Provided material:
◇ ◇ ◇ ◇ ◇
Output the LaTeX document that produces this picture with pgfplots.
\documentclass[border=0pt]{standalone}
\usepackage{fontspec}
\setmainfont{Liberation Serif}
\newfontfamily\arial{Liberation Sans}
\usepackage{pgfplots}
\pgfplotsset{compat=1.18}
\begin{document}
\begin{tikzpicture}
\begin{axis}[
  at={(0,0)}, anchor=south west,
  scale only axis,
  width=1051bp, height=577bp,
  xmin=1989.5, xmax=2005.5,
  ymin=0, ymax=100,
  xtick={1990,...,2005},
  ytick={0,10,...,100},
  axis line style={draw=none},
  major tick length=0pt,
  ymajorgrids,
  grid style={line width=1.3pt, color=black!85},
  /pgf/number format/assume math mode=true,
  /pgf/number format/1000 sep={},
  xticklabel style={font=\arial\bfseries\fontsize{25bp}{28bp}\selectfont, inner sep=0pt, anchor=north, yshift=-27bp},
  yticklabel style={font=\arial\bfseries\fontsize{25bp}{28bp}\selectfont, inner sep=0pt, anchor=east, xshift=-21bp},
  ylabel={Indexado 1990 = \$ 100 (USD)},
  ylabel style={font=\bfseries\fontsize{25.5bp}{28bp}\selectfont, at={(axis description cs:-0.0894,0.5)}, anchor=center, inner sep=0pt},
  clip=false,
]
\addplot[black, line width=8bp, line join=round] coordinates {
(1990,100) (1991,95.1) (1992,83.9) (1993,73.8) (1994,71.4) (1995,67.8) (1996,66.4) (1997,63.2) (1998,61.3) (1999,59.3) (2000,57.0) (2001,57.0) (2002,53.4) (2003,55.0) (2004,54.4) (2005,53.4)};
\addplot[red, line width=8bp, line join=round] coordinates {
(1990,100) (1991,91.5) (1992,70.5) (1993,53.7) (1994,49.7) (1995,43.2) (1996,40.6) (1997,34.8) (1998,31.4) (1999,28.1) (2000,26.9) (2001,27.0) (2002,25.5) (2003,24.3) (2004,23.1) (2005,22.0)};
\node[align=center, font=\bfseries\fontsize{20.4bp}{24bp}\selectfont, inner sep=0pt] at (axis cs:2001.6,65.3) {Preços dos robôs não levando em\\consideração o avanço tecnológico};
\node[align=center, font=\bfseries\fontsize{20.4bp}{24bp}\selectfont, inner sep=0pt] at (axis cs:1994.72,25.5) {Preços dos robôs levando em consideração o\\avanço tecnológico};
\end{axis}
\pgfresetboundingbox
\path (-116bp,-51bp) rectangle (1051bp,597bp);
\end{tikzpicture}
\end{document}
◇ ◇ ◇ ◇ ◇
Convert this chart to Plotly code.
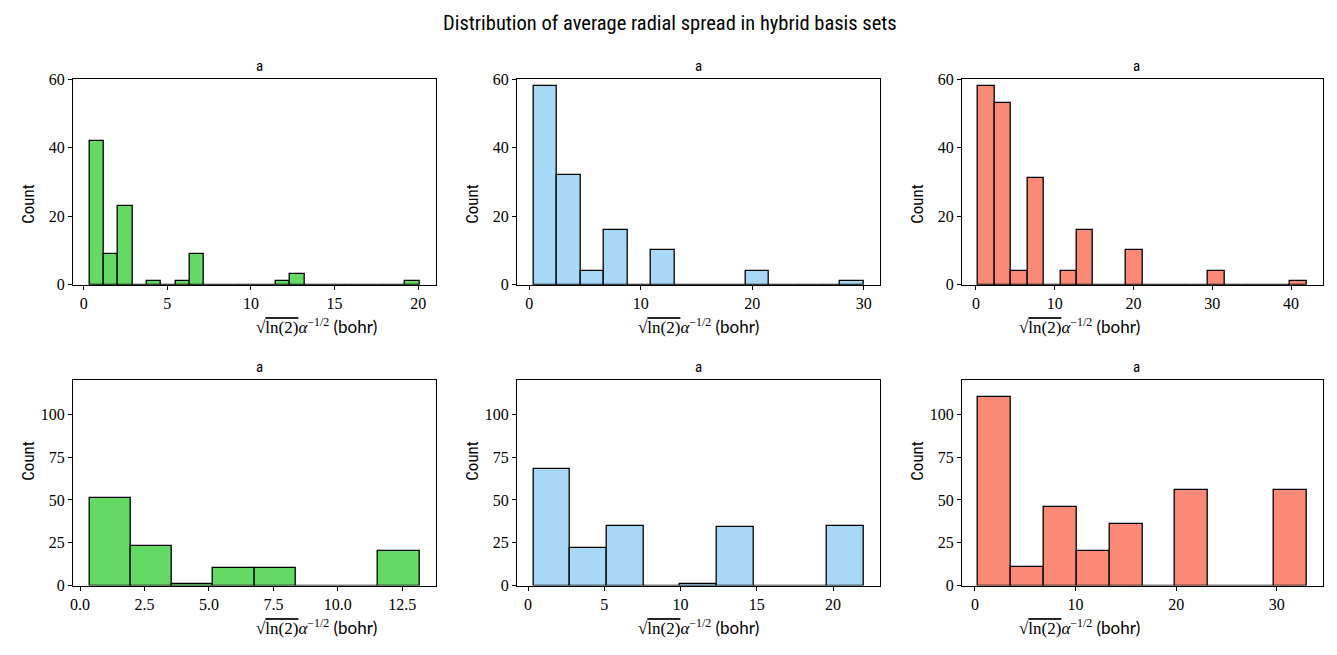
◇ ◇ ◇ ◇ ◇
Problem requirements: Pick out the lines containing the string "this" and show them.

Task output:
Output the LaTeX document that produces this picture with pgfplots.
Convert this chart to Plotly code.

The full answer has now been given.